Autre chiffrage instructif : 31 000 personnes avaient, en juin, une indemnisation dégressive « et 52 000 autres pourraient voir leur [prestation] baisser dans les mois à venir », écrit l’Unédic. Enfin, ceux qui sont touchés par le nouveau mode de calcul ont en moyenne une allocation journalière « inférieure de 16 % par rapport à ce qu’ils auraient perçu avec les anciennes règles », la réduction pouvant osciller entre – 40 % et – 50 % dans quelques cas. Au cours du premier semestre 2022, 40 % des nouveaux entrants dans le système ont ouvert un droit avec une prestation inférieure au seuil dit « minimal » (un peu plus de 29 euros par jour). Ils étaient 27 % dans cette situation, durant les six premiers mois de 2019.
L’Unédic précise que ces observations vont dans le même sens que l’étude d’impact qu’elle avait réalisée en 2021. « Ça confirme toutes les horreurs que nous avions prédites lorsque la réforme avait été présentée », confie Denis Gravouil, chargé du dossier pour la CGT. Les décrets pris sous l’ancienne législature engendrent « de puissants effets d’éviction au détriment de travailleurs précaires, qui n’arrivent plus à accéder au régime », déplore Marylise Léon, numéro deux de la CFDT. « Dès lors, on peut se demander à qui s’adresse l’assurance-chômage et qui elle doit protéger », ajoute-t-elle.

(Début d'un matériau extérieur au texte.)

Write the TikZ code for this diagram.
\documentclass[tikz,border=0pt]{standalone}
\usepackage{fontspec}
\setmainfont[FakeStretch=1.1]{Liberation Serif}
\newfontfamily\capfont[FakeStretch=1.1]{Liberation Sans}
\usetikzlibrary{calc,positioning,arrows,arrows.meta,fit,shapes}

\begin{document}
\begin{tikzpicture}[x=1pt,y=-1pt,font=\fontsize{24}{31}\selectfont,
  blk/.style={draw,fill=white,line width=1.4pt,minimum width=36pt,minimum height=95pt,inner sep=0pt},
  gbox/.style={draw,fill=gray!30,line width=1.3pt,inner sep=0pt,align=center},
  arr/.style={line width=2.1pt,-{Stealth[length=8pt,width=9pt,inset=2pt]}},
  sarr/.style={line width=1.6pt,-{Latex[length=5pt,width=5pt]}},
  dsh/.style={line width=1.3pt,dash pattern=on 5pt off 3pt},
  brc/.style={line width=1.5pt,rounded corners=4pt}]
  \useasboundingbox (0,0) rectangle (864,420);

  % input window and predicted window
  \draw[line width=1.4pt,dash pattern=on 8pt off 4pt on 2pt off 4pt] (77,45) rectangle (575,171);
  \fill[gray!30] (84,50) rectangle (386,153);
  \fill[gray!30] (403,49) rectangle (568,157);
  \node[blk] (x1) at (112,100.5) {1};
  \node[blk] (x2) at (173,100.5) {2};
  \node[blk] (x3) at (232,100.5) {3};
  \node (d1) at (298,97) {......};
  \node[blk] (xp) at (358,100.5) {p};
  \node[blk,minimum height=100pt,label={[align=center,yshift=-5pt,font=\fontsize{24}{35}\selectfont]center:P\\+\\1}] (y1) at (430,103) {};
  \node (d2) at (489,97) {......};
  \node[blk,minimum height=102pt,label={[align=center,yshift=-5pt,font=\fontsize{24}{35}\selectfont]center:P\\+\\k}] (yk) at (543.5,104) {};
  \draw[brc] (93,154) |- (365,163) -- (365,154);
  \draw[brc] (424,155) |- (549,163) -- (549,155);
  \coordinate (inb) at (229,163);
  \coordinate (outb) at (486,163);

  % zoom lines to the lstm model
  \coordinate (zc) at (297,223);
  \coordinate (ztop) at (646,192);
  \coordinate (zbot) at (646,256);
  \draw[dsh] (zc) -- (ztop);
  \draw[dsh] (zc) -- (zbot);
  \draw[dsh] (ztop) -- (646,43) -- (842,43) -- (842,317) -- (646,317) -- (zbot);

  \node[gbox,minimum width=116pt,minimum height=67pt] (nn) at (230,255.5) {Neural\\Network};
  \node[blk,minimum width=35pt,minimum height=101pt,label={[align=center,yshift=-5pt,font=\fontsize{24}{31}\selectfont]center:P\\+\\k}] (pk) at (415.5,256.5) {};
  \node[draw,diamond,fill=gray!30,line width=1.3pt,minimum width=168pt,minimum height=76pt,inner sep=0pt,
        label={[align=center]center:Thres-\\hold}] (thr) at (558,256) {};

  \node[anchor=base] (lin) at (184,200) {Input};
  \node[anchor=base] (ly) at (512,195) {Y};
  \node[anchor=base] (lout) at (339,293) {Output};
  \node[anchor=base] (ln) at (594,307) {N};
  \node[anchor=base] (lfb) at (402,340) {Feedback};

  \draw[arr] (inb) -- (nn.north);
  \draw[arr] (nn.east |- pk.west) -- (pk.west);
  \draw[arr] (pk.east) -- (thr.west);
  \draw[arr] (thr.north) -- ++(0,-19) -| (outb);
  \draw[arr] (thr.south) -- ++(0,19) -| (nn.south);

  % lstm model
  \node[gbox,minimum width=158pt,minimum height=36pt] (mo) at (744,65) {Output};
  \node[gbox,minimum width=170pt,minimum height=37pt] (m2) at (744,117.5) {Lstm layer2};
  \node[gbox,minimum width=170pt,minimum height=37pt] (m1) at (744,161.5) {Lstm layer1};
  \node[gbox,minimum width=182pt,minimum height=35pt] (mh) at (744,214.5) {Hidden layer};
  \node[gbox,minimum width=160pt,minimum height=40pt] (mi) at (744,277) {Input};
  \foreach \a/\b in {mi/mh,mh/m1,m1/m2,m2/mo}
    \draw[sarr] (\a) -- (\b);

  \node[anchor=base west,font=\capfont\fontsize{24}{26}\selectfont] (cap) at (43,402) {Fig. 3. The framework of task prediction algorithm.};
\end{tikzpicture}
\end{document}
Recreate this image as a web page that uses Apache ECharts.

Selon la leader cédétiste, les économies obtenues « sur le dos des demandeurs d’emploi » sont « colossales » : de l’ordre de 6,5 milliards d’euros sur la période 2022-2024. Un montant susceptible de s’accroître, puisque le gouvernement s’apprête à publier un autre décret qui va réduire la durée d’indemnisation des chômeurs, conformément à une loi votée cet automne au Parlement.